Sheriff’s refusal to impose ‘risk of sexual harm order’ on gymnastics coach was ‘flawed’

A gymnastics coach has been made the subject of an interim “risk of sexual harm order” after the police successfully challenged a sheriff’s decision to refuse to make the order.

The sheriff held that it would not be “just” to impose the interim RSHO because the respondent had been suspended from his coaching post and therefore the risk of sexual harm had been reduced, but a sheriff principal ruled that the sheriff’s decision was “flawed” as he placed “undue focus” upon the respondent’s role as a gymnastics coach.

Sheriff Principal Craig Scott QC heard that in October 2015, the then Chief Constable for Scotland Stephen House brought a summary application craving the court to make an RSHO and an interim order under section 2(6) of the Protection of Children and Prevention of Sexual Offences (Scotland) Act 2005 against the respondent, “R McK”.

For the motion to be granted, the sheriff required to be satisfied (a) that the application had been intimated to the respondent; (b) that prima facie the respondent had on at least two occasions done a proscribed act within subsection (5) of section 2 of the Act; and (c) that it was just to make the order.

In the event, and having considered the competing submissions, the sheriff refused to make an interim RSHO.

In his note, the sheriff explained that while he was satisfied regarding intimation having been made and the prima facie commission of proscribed acts on at least two occasions, he was not satisfied that it was just to make the interim order sought.

He relied to a material extent upon the fact that the perceived risk of sexual harm related to the respondent’s position as a professional gymnastics coach.

The applicant averred that the respondent’s alleged sexual activity involving children had arisen “from the opportunities presented to him as a gymnastics coach of children”.

The application stated that the respondent had “exploited his position as a gymnastics coach to his advantage to coerce and influence female children to receive and send explicit sexual messages and to engage in sexual activity with them”.

The fact that the respondent had been suspended from his gymnastics coaching post, pending the outcome of a criminal investigation, led the sheriff to conclude that there was a “material diminution in the prima facie risk of sexual harm presented by the respondent in the interim period prior to final determination of this application.”

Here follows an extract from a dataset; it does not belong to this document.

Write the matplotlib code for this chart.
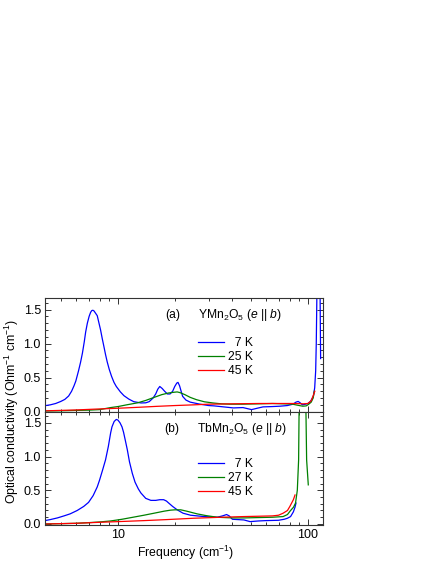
import matplotlib
matplotlib.use("Agg")
import matplotlib.pyplot as plt
from matplotlib.ticker import FixedLocator, FixedFormatter, LogLocator, NullFormatter, MultipleLocator, FormatStrFormatter

plt.rcParams['font.family'] = ['Liberation Sans', 'DejaVu Sans']
plt.rcParams['mathtext.fontset'] = 'custom'
plt.rcParams['mathtext.rm'] = 'Liberation Sans'
plt.rcParams['mathtext.it'] = 'Liberation Sans:italic'
plt.rcParams['mathtext.sf'] = 'Liberation Sans'

# ---------------- data ----------------
# (a) YMn2O5, e || b
ymn_7K_f = [4.13, 4.4, 4.7, 5.0, 5.25, 5.5, 5.7, 5.87, 6.0, 6.2, 6.36, 6.5, 6.65, 6.76, 6.9,
            7.05, 7.18, 7.28, 7.38, 7.48, 7.65, 7.78, 7.9, 8.1, 8.27, 8.4, 8.6, 8.78, 9.0,
            9.25, 9.53, 9.8, 10.3, 10.75, 11.4, 12.1, 13.2, 14.0, 14.6,
            15.3, 15.8, 16.2, 16.6, 17.1, 17.6, 18.2, 18.8, 19.4, 19.9, 20.4, 20.7, 21.1,
            21.5, 21.9, 22.8, 24.0, 27.0, 30.0, 32.0, 36.0, 40.5, 45.5, 50.5, 54.0, 58.0,
            65.0, 71.0, 78.0, 83.4, 86.5, 88.8, 91.0, 93.6, 97.0, 100.0, 103.0, 106.7,
            108.5, 109.8, 110.6, 111.3, 112.0, 115.3, 116.0, 116.6]
ymn_7K_s = [0.088, 0.10, 0.12, 0.15, 0.18, 0.23, 0.30, 0.38, 0.45, 0.60, 0.73, 0.86, 1.03, 1.17, 1.30,
            1.40, 1.46, 1.485, 1.49, 1.48, 1.44, 1.41, 1.33, 1.20, 1.07, 0.98, 0.84, 0.73, 0.62,
            0.52, 0.43, 0.37, 0.29, 0.235, 0.185, 0.147, 0.128, 0.13, 0.147,
            0.20, 0.26, 0.33, 0.37, 0.34, 0.30, 0.26, 0.26, 0.30, 0.37, 0.42, 0.43, 0.38,
            0.30, 0.225, 0.17, 0.14, 0.11, 0.09, 0.085, 0.07, 0.055, 0.06, 0.03, 0.05, 0.07,
            0.075, 0.08, 0.09, 0.11, 0.14, 0.15, 0.13, 0.10, 0.11, 0.12, 0.15, 0.22,
            0.35, 0.6, 1.0, 1.6, 2.5, 2.5, 1.5, 0.78]

ymn_25K_f = [4.13, 5.0, 6.0, 7.0, 8.0, 9.15, 10.0, 11.1, 12.7, 14.0, 15.5, 17.0, 18.5, 19.7,
             20.5, 21.2, 22.5, 24.0, 25.9, 28.5, 31.6, 35.0, 38.8, 45.0, 55.0, 65.0, 75.0,
             83.0, 88.0, 94.0, 98.0, 101.0, 104.0, 106.5, 108.0]
ymn_25K_s = [0.01, 0.013, 0.018, 0.022, 0.03, 0.06, 0.075, 0.10, 0.13, 0.165, 0.21, 0.25, 0.275, 0.285,
             0.29, 0.28, 0.25, 0.21, 0.176, 0.145, 0.128, 0.115, 0.11, 0.11, 0.115, 0.12, 0.115,
             0.11, 0.095, 0.08, 0.085, 0.11, 0.14, 0.2, 0.3]

ymn_45K_f = [4.13, 6.0, 8.0, 10.0, 13.0, 16.0, 20.0, 25.0, 30.0, 40.0, 55.0, 70.0, 85.0, 95.0,
             100.0, 104.0, 106.7, 108.7]
ymn_45K_s = [0.012, 0.025, 0.04, 0.05, 0.065, 0.078, 0.09, 0.10, 0.11, 0.115, 0.12, 0.12, 0.12, 0.115,
             0.12, 0.16, 0.24, 0.3]

# (b) TbMn2O5, e || b
tbm_7K_f = [4.13, 4.4, 4.8, 5.2, 5.6, 6.1, 6.6, 7.0, 7.4, 7.78, 8.0, 8.3, 8.6, 8.9, 9.15, 9.3,
            9.55, 9.8, 10.0, 10.25, 10.5, 10.7, 10.95, 11.2, 11.5, 11.9, 12.3, 12.8, 13.2,
            14.0, 14.9, 15.8, 16.6, 17.4, 18.0, 18.5,
            19.4, 20.5, 22.0, 24.1, 28.4, 33.3, 35.5, 37.3, 38.5, 40.0, 46.0, 49.6, 55.0,
            60.0, 70.0, 75.0, 78.0, 81.0, 83.8, 85.5, 86.5]
tbm_7K_s = [0.05, 0.065, 0.09, 0.12, 0.15, 0.20, 0.26, 0.32, 0.42, 0.55, 0.65, 0.80, 0.95, 1.15, 1.35, 1.44,
            1.52, 1.55, 1.54, 1.50, 1.44, 1.36, 1.23, 1.10, 0.92, 0.75, 0.62, 0.52, 0.46,
            0.38, 0.35, 0.35, 0.36, 0.36, 0.34, 0.31,
            0.26, 0.21, 0.16, 0.13, 0.11, 0.10, 0.12, 0.14, 0.12, 0.07, 0.06, 0.035, 0.045,
            0.05, 0.055, 0.07, 0.085, 0.11, 0.18, 0.25, 0.31]

tbm_27K_f = [4.13, 5.0, 6.0, 7.0, 8.0, 9.15, 10.5, 12.0, 13.7, 15.5, 17.5, 18.9, 20.0, 21.4,
             23.0, 24.5, 26.1, 29.0, 33.3, 40.0, 46.0, 55.0, 65.0, 74.0, 78.0, 81.0, 84.0,
             86.0, 87.9, 89.3, 89.8, 90.5, 96.8, 97.6, 98.4, 100.4]
tbm_27K_s = [0.0, 0.005, 0.01, 0.02, 0.03, 0.045, 0.07, 0.10, 0.13, 0.16, 0.19, 0.205, 0.21, 0.21,
             0.19, 0.17, 0.15, 0.125, 0.10, 0.09, 0.09, 0.095, 0.10, 0.11, 0.14, 0.2, 0.25,
             0.31, 0.5, 0.95, 1.66, 3.0, 3.0, 1.66, 0.95, 0.58]

tbm_45K_f = [4.13, 6.0, 8.0, 10.0, 13.7, 18.0, 25.0, 35.0, 46.0, 55.0, 65.0, 70.0, 74.0, 78.0,
             80.3, 83.8, 85.5]
tbm_45K_s = [0.0, 0.01, 0.025, 0.035, 0.05, 0.065, 0.085, 0.10, 0.11, 0.115, 0.12, 0.13, 0.16, 0.2,
             0.26, 0.36, 0.43]

labels_a = ["  7 K", "25 K", "45 K"]
labels_b = ["  7 K", "27 K", "45 K"]
colors = ["#0000ff", "#008000", "#ff0000"]

# ---------------- figure ----------------
fig = plt.figure(figsize=(4.36, 5.64), dpi=100)
W, H = 436, 564
left = 45 / W
width = 278 / W
ax1 = fig.add_axes([left, 1 - 412 / H, width, 114 / H])
ax2 = fig.add_axes([left, 1 - 525 / H, width, 113 / H])

spine_col = "#333333"
fs_tick = 9
fs_txt = 8.7
fs_lab = 8.8

def style(ax, ylim):
    ax.set_xscale('log')
    ax.set_xlim(4.13, 120)
    ax.set_ylim(*ylim)
    ax.yaxis.set_major_locator(MultipleLocator(0.5))
    ax.yaxis.set_minor_locator(MultipleLocator(0.1))
    ax.yaxis.set_major_formatter(FormatStrFormatter('%.1f'))
    ax.xaxis.set_major_locator(FixedLocator([10, 100]))
    ax.xaxis.set_major_formatter(FixedFormatter(["10", "100"]))
    ax.xaxis.set_minor_locator(LogLocator(base=10, subs=range(2, 10)))
    ax.xaxis.set_minor_formatter(NullFormatter())
    ax.tick_params(which='both', direction='in', top=True, right=True,
                   color=spine_col, labelsize=fs_tick, width=0.7)
    ax.tick_params(which='major', length=4, pad=3)
    ax.tick_params(which='minor', length=2)
    for s in ax.spines.values():
        s.set_color(spine_col)
        s.set_linewidth(0.8)

style(ax1, (-0.005, 1.67))
style(ax2, (-0.015, 1.66))
ax1.tick_params(axis='x', labelbottom=False)

lw = 0.9
h1 = []
for f, s, c, lab in zip([ymn_7K_f, ymn_25K_f, ymn_45K_f], [ymn_7K_s, ymn_25K_s, ymn_45K_s], colors, labels_a):
    ln, = ax1.plot(f, s, color=c, lw=lw, label=lab)
    h1.append(ln)
h2 = []
for f, s, c, lab in zip([tbm_7K_f, tbm_27K_f, tbm_45K_f], [tbm_7K_s, tbm_27K_s, tbm_45K_s], colors, labels_b):
    ln, = ax2.plot(f, s, color=c, lw=lw, label=lab)
    h2.append(ln)

leg_kw = dict(frameon=False, fontsize=fs_txt, handlelength=2.2, handletextpad=0.3,
              labelspacing=0.17, borderpad=0, borderaxespad=0, loc='center left')
ax1.legend(handles=h1, bbox_to_anchor=(0.55, 0.482), **leg_kw)
ax2.legend(handles=h2, bbox_to_anchor=(0.55, 0.416), **leg_kw)

ax1.text(0.433, 0.851, "(a)", transform=ax1.transAxes, fontsize=fs_txt, va='center')
ax1.text(0.55, 0.851, "YMn$_2$O$_5$ ($e$ || $b$)", transform=ax1.transAxes, fontsize=fs_txt, va='center')
ax2.text(0.428, 0.85, "(b)", transform=ax2.transAxes, fontsize=fs_txt, va='center')
ax2.text(0.545, 0.85, "TbMn$_2$O$_5$ ($e$ || $b$)", transform=ax2.transAxes, fontsize=fs_txt, va='center')

fig.text(0.0265, 1 - 411.5 / H, "Optical conductivity (Ohm$^{-1}$ cm$^{-1}$)", rotation=90,
         ha='center', va='center', fontsize=fs_lab)
fig.text(186 / W, 1 - 553 / H, "Frequency (cm$^{-1}$)", ha='center', va='center', fontsize=fs_lab)

fig.savefig("out.png", dpi=100)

Against that background, the solicitor for the applicant submitted that the sheriff had “erred” in not being satisfied that it was “just” to make the order sought.

The main thrust of the applicant’s argument was to the effect that the sheriff had “failed to attribute sufficient weight to the general risk posed by the respondent towards female children” notwithstanding the fact that he was currently suspended from his position as a gymnastics coach.

She also pointed to certain averments made by the applicant in article 2 of condescendence, which stated that in June 2013 the respondent had been convicted at Glasgow Sheriff Court of an offence contrary to section 127 of the Communications Act 2003, which had arisen from his contact with a 15-year-old girl.

The solicitor for the respondent founded largely upon the proposition that, in refusing the interim order, the sheriff required to “balance all the relevant factors” and had been doing no more than “exercising his discretion in a proper fashion”.

It was also submitted that an interim RSHO, if granted, would “significantly interfere” with the respondent’s personal freedoms and lifestyle taken as a whole.

However, the Sheriff Principal of Glasgow and Strathkelvin said he accepted the submission advanced on behalf of the applicant that the sheriff appeared to have “overlooked the significance” of the respondent’s “criminal conduct” towards a 15-year-old female.

“The criminal conduct on the part of the respondent, all as set out in article 2 is, indeed, exactly the sort of conduct which would give rise to the inference that the respondent posed a risk of sexual harm towards children generally or to any child and that, consequently, such children may require protection from the respondent’s behaviour,” he added.

In a written judgment, Sheriff Principal Scott said: “In my opinion, in determining the issue of whether it was just to make an interim RSHO, the sheriff placed undue focus upon the respondent’s role as a gymnastics coach.

“The fact that the respondent may have exploited that role in pursuit of some form of sexual gratification with one particular teenage girl does not constrain or confine the nature of the risk posed by the respondent.

“In determining that the suspension of the respondent from his coaching position had materially diminished the prima facie risk of sexual harm presented by him, it seems to me that the sheriff confused the question of risk with that of opportunity.

“In other words, whilst it might readily be accepted that one particular avenue of opportunity had been closed, it cannot be said, particularly when one has regard to the incontrovertible averments in article 2, that the wider risk of sexual harm presented by the respondent had truly been diminished to any material extent.

“Therefore, I consider that the basis for the sheriff’s conclusion that it was not just to make an interim RSHO was flawed.”